The National Transportation Safety Board said Thursday that oil leaks from aftermarket oil filter adapters have led to at least 11 general aviation accidents since 2004.
The NTSB called on the Federal Aviation Administration to issue an airworthiness directive to address an unsafe condition associated with oil filter adapters installed through a supplemental type certificate on Continental engines. Oil leaks from these oil filter adapters can lead to a loss of engine power if not properly installed or maintained.
After uncovering the safety issue during its investigation of two crashes in 2019, the NTSB identified nine other accidents between 2004 and 2018 in which airplanes equipped with these adapters had a loss of engine power. These accidents resulted in three fatalities and five serious injuries.

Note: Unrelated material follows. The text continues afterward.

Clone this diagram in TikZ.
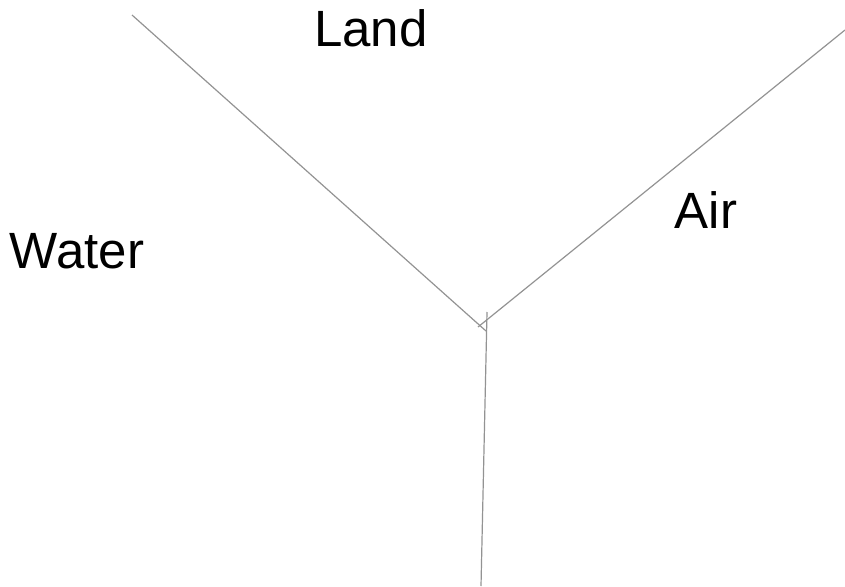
\documentclass[tikz,border=0pt]{standalone}
\usepackage{fontspec}
\setmainfont{Liberation Sans}
\usepackage{tikz}

\begin{document}
\begin{tikzpicture}[x=1pt,y=-1pt,
  border/.style={draw=gray!85, line width=1.2pt},
  region/.style={font=\fontsize{51}{55}\selectfont, inner sep=0pt, anchor=base}]
\useasboundingbox (0,0) rectangle (845,586);

\coordinate (landtop) at (132,15);
\coordinate (landend) at (486,331);
\coordinate (airtop) at (845,30);
\coordinate (airend) at (478,327);
\coordinate (stemtop) at (487,312);
\coordinate (stemend) at (481,586);

\draw[border] (landtop) -- (landend);
\draw[border] (airtop) -- (airend);
\draw[border] (stemtop) -- (stemend);

\node[region] (land) at (371,46) {Land};
\node[region] (air) at (706,228) {Air};
\node[region] (water) at (77,268) {Water};

\end{tikzpicture}
\end{document}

The oil filter adapter, originally manufactured by F&M Enterprises from 1996 to 2015, and now manufactured by Stratus Tools Technologies, is an after-market product that can be installed on certain models of engines; it allows owners and operators to use a conventional spin-on oil filter in place of the brass screen on the original engines. Both F&M and Stratus oil filter adapters are affected by this safety issue.

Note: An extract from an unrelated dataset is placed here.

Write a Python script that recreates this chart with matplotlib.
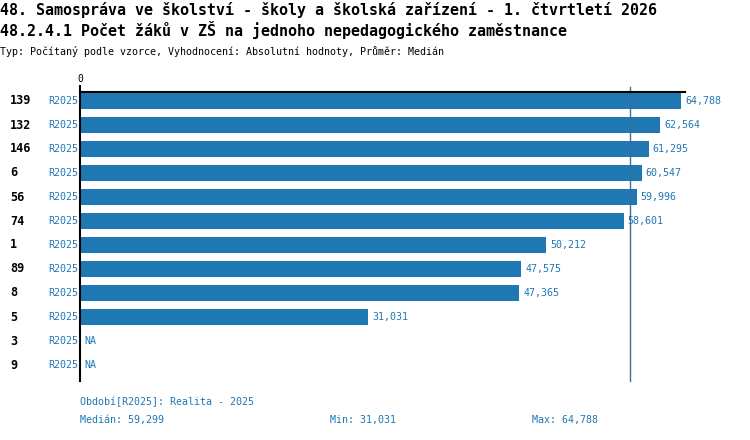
"""Počet žáků v ZŠ na jednoho nepedagogického zaměstnance - bar chart."""
import numpy as np
from matplotlib import pyplot as plt

# data
ids = ['139', '132', '146', '6', '56', '74', '1', '89', '8', '5', '3', '9']
period = 'R2025'
values = [64788, 62564, 61295, 60547, 59996, 58601,
          50212, 47575, 47365, 31031, np.nan, np.nan]
median = 59299
v_min = 31031
v_max = 64788

title_1 = '48. Samospráva ve školství - školy a školská zařízení - 1. čtvrtletí 2026'
title_2 = '48.2.4.1 Počet žáků v ZŠ na jednoho nepedagogického zaměstnance'
subtitle = 'Typ: Počítaný podle vzorce, Vyhodnocení: Absolutní hodnoty, Průměr: Medián'

W, H = 750, 440
BLUE = '#1f77b4'
MONO = 'DejaVu Sans Mono'


def fx(px):
    return px / W


def fy(py):
    return 1 - py / H


fig = plt.figure(figsize=(7.5, 4.4), dpi=100)
ax = fig.add_axes([fx(80), fy(381), fx(605), (381 - 92) / H])

rows = np.arange(len(ids))
vals = np.array(values, dtype=float)
ax.barh(rows, np.nan_to_num(vals), height=0.67, color=BLUE)

ax.set_xlim(0, 65220)
ax.set_ylim(11.667, -0.375)

for s in ['right', 'bottom']:
    ax.spines[s].set_visible(False)
ax.spines['left'].set_linewidth(1.5)
ax.spines['top'].set_linewidth(1.5)

ax.set_yticks([])
ax.xaxis.tick_top()
ax.set_xticks([0])
ax.set_xticklabels(['0'], fontfamily=MONO, fontsize=7)
ax.tick_params(axis='x', length=5, width=1.5, pad=1)

# median line
ax.plot([median, median], [11.667, -0.58], color='#3a6f9a', lw=1,
        clip_on=False)

for i, v in enumerate(vals):
    label = 'NA' if np.isnan(v) else f'{v:,.0f}'
    xv = 0 if np.isnan(v) else v
    ax.annotate(label, (xv, i), xytext=(3, 0), textcoords='offset points',
                va='center', ha='left', color=BLUE, fontfamily=MONO,
                fontsize=7.2, annotation_clip=False)
    fig.text(fx(10), fy(101 + 24 * i), ids[i], ha='left', va='center',
             fontfamily=MONO, fontweight='bold', fontsize=8.5)
    fig.text(fx(78), fy(101 + 24 * i), period, ha='right', va='center',
             fontfamily=MONO, fontsize=7.2, color=BLUE)

fig.text(0, fy(10), title_1, ha='left', va='center', fontfamily=MONO,
         fontweight='bold', fontsize=10.8)
fig.text(0, fy(30), title_2, ha='left', va='center', fontfamily=MONO,
         fontweight='bold', fontsize=10.8)
fig.text(0, fy(51), subtitle, ha='left', va='center', fontfamily=MONO,
         fontsize=7.2)

fig.text(fx(80), fy(402), f'Období[{period}]: Realita - 2025', ha='left',
         va='center', fontfamily=MONO, fontsize=7.2, color=BLUE)
fig.text(fx(80), fy(420), f'Medián: {median:,}', ha='left', va='center',
         fontfamily=MONO, fontsize=7.2, color=BLUE)
fig.text(fx(330), fy(420), f'Min: {v_min:,}', ha='left', va='center',
         fontfamily=MONO, fontsize=7.2, color=BLUE)
fig.text(fx(532), fy(420), f'Max: {v_max:,}', ha='left', va='center',
         fontfamily=MONO, fontsize=7.2, color=BLUE)

fig.savefig('out.png', dpi=100)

Torn and unevenly compressed gaskets and loose adapters are among the safety issues the NTSB identified in the 11 accidents. In response to these problems and other reports of oil leaks, Stratus issued a service bulletin in October 2019 to instruct mechanics on how to install and maintain F&M and Stratus oil filter adapters and to advise owners on how often they need to be inspected.
Because compliance with service bulletins is not mandatory for Part 91 operators, the NTSB is asking the FAA to issue an Airworthiness Directive to require owners of airplanes equipped with an F&M or Stratus oil filter adapter to repetitively inspect, and if necessary, reinstall the adapter to bring it in compliance with the service bulletin.